Connecticut’s 236-year road to disaster accelerated into the freeway fast lane since 1991. Since that time, the state has evolved into a cesspool of political nepotism, crime, serial incompetence, debt, and incoherent socialistic gibberish. Connecticut's state government caters to the well-connected and has little impetus to make life easier for those who are the indentured servants, the Connecticut Taxpayers who must fund this economic debacle. Could you run a company and earn a profit if the bulk of your business’s funds just paid for salaries, benefits, pensions, and debt service benefiting the old cronies on the top floor? But Connecticut's Democrat Party has no problem doing this. Why? How does it benefit Connecticut Taxpayers? In what way? Can anyone explain that to Connecticut Taxpayers?

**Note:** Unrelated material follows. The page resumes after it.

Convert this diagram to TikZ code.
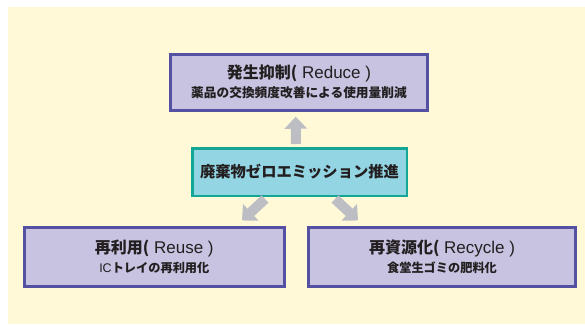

Thus, Connecticut slogs along with high state taxes, high property taxes, high state debt, high homelessness, high crime, excessively high electric rates, high cost of living, massive unfunded liabilities, massive illegal drug problems, massive infrastructure problems and more.  It is not what our founders envisioned in 1788. Personal and economic freedoms should be flourishing in a state like Connecticut. Instead look forward to two more dismal years economically and socially in "The Constitution State" a state that its political class feel is theirs and theirs only. Citizen once again, be damned.